# SUPPLIED DATA
******

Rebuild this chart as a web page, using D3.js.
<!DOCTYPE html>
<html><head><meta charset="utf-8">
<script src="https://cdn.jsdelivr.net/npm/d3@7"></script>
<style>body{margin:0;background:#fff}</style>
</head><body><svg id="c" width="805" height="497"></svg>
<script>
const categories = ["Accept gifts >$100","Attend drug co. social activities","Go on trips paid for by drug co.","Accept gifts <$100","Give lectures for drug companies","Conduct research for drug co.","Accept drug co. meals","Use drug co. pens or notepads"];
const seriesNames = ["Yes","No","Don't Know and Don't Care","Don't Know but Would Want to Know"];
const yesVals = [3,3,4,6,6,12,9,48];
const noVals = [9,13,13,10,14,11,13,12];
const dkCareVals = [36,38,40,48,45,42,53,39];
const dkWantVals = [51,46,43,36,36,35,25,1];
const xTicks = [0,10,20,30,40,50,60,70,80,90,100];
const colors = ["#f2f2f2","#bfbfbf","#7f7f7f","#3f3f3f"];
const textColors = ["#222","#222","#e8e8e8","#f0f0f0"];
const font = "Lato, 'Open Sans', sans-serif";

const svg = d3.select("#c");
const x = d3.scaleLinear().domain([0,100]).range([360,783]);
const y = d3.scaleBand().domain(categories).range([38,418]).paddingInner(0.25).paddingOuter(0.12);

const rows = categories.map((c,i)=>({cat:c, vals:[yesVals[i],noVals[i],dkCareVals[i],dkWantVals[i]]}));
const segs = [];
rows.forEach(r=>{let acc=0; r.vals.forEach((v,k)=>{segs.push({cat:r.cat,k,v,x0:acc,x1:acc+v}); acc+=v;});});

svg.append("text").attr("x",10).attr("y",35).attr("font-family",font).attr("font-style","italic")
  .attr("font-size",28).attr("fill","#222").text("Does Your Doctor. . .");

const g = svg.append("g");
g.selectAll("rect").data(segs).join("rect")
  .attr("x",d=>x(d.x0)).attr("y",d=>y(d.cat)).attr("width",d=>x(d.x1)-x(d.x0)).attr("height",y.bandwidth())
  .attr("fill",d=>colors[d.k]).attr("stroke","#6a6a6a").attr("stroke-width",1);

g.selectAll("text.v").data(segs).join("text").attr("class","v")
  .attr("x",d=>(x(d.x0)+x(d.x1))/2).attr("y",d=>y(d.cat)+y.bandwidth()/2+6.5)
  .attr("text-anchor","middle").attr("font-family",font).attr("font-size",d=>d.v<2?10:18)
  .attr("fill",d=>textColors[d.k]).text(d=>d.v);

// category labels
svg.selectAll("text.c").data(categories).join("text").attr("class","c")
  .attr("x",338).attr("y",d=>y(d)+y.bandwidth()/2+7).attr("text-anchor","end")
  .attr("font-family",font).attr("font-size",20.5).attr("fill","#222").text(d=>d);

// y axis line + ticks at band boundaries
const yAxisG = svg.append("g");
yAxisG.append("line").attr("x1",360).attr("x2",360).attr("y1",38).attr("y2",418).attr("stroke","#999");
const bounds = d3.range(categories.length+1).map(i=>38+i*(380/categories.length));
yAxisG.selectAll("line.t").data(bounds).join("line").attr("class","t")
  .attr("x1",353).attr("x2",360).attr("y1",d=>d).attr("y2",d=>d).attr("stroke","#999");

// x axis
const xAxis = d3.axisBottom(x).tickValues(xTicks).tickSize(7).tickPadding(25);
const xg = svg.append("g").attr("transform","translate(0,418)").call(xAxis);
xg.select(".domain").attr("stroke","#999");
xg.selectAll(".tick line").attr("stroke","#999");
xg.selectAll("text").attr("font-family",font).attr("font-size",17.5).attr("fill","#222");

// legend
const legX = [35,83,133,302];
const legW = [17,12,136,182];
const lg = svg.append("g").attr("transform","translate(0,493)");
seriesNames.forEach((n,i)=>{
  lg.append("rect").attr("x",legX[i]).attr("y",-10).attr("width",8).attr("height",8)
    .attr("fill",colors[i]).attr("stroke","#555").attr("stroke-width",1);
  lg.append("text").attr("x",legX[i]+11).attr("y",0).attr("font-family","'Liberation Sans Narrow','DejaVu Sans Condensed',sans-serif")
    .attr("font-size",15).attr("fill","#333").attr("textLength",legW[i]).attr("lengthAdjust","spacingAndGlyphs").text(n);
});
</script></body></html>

******

# PROBLEM TO SOLVE
Copy all data exactly, start to finish.

# EXERCISE OUTPUT
Rebuild this chart as a web page, using D3.js.
<!DOCTYPE html>
<html><head><meta charset="utf-8">
<script src="https://cdn.jsdelivr.net/npm/d3@7"></script>
<style>body{margin:0;background:#fff}</style>
</head><body><svg id="c" width="805" height="497"></svg>
<script>
const categories = ["Accept gifts >$100","Attend drug co. social activities","Go on trips paid for by drug co.","Accept gifts <$100","Give lectures for drug companies","Conduct research for drug co.","Accept drug co. meals","Use drug co. pens or notepads"];
const seriesNames = ["Yes","No","Don't Know and Don't Care","Don't Know but Would Want to Know"];
const yesVals = [3,3,4,6,6,12,9,48];
const noVals = [9,13,13,10,14,11,13,12];
const dkCareVals = [36,38,40,48,45,42,53,39];
const dkWantVals = [51,46,43,36,36,35,25,1];
const xTicks = [0,10,20,30,40,50,60,70,80,90,100];
const colors = ["#f2f2f2","#bfbfbf","#7f7f7f","#3f3f3f"];
const textColors = ["#222","#222","#e8e8e8","#f0f0f0"];
const font = "Lato, 'Open Sans', sans-serif";

const svg = d3.select("#c");
const x = d3.scaleLinear().domain([0,100]).range([360,783]);
const y = d3.scaleBand().domain(categories).range([38,418]).paddingInner(0.25).paddingOuter(0.12);

const rows = categories.map((c,i)=>({cat:c, vals:[yesVals[i],noVals[i],dkCareVals[i],dkWantVals[i]]}));
const segs = [];
rows.forEach(r=>{let acc=0; r.vals.forEach((v,k)=>{segs.push({cat:r.cat,k,v,x0:acc,x1:acc+v}); acc+=v;});});

svg.append("text").attr("x",10).attr("y",35).attr("font-family",font).attr("font-style","italic")
  .attr("font-size",28).attr("fill","#222").text("Does Your Doctor. . .");

const g = svg.append("g");
g.selectAll("rect").data(segs).join("rect")
  .attr("x",d=>x(d.x0)).attr("y",d=>y(d.cat)).attr("width",d=>x(d.x1)-x(d.x0)).attr("height",y.bandwidth())
  .attr("fill",d=>colors[d.k]).attr("stroke","#6a6a6a").attr("stroke-width",1);

g.selectAll("text.v").data(segs).join("text").attr("class","v")
  .attr("x",d=>(x(d.x0)+x(d.x1))/2).attr("y",d=>y(d.cat)+y.bandwidth()/2+6.5)
  .attr("text-anchor","middle").attr("font-family",font).attr("font-size",d=>d.v<2?10:18)
  .attr("fill",d=>textColors[d.k]).text(d=>d.v);

// category labels
svg.selectAll("text.c").data(categories).join("text").attr("class","c")
  .attr("x",338).attr("y",d=>y(d)+y.bandwidth()/2+7).attr("text-anchor","end")
  .attr("font-family",font).attr("font-size",20.5).attr("fill","#222").text(d=>d);

// y axis line + ticks at band boundaries
const yAxisG = svg.append("g");
yAxisG.append("line").attr("x1",360).attr("x2",360).attr("y1",38).attr("y2",418).attr("stroke","#999");
const bounds = d3.range(categories.length+1).map(i=>38+i*(380/categories.length));
yAxisG.selectAll("line.t").data(bounds).join("line").attr("class","t")
  .attr("x1",353).attr("x2",360).attr("y1",d=>d).attr("y2",d=>d).attr("stroke","#999");

// x axis
const xAxis = d3.axisBottom(x).tickValues(xTicks).tickSize(7).tickPadding(25);
const xg = svg.append("g").attr("transform","translate(0,418)").call(xAxis);
xg.select(".domain").attr("stroke","#999");
xg.selectAll(".tick line").attr("stroke","#999");
xg.selectAll("text").attr("font-family",font).attr("font-size",17.5).attr("fill","#222");

// legend
const legX = [35,83,133,302];
const legW = [17,12,136,182];
const lg = svg.append("g").attr("transform","translate(0,493)");
seriesNames.forEach((n,i)=>{
  lg.append("rect").attr("x",legX[i]).attr("y",-10).attr("width",8).attr("height",8)
    .attr("fill",colors[i]).attr("stroke","#555").attr("stroke-width",1);
  lg.append("text").attr("x",legX[i]+11).attr("y",0).attr("font-family","'Liberation Sans Narrow','DejaVu Sans Condensed',sans-serif")
    .attr("font-size",15).attr("fill","#333").attr("textLength",legW[i]).attr("lengthAdjust","spacingAndGlyphs").text(n);
});
</script></body></html>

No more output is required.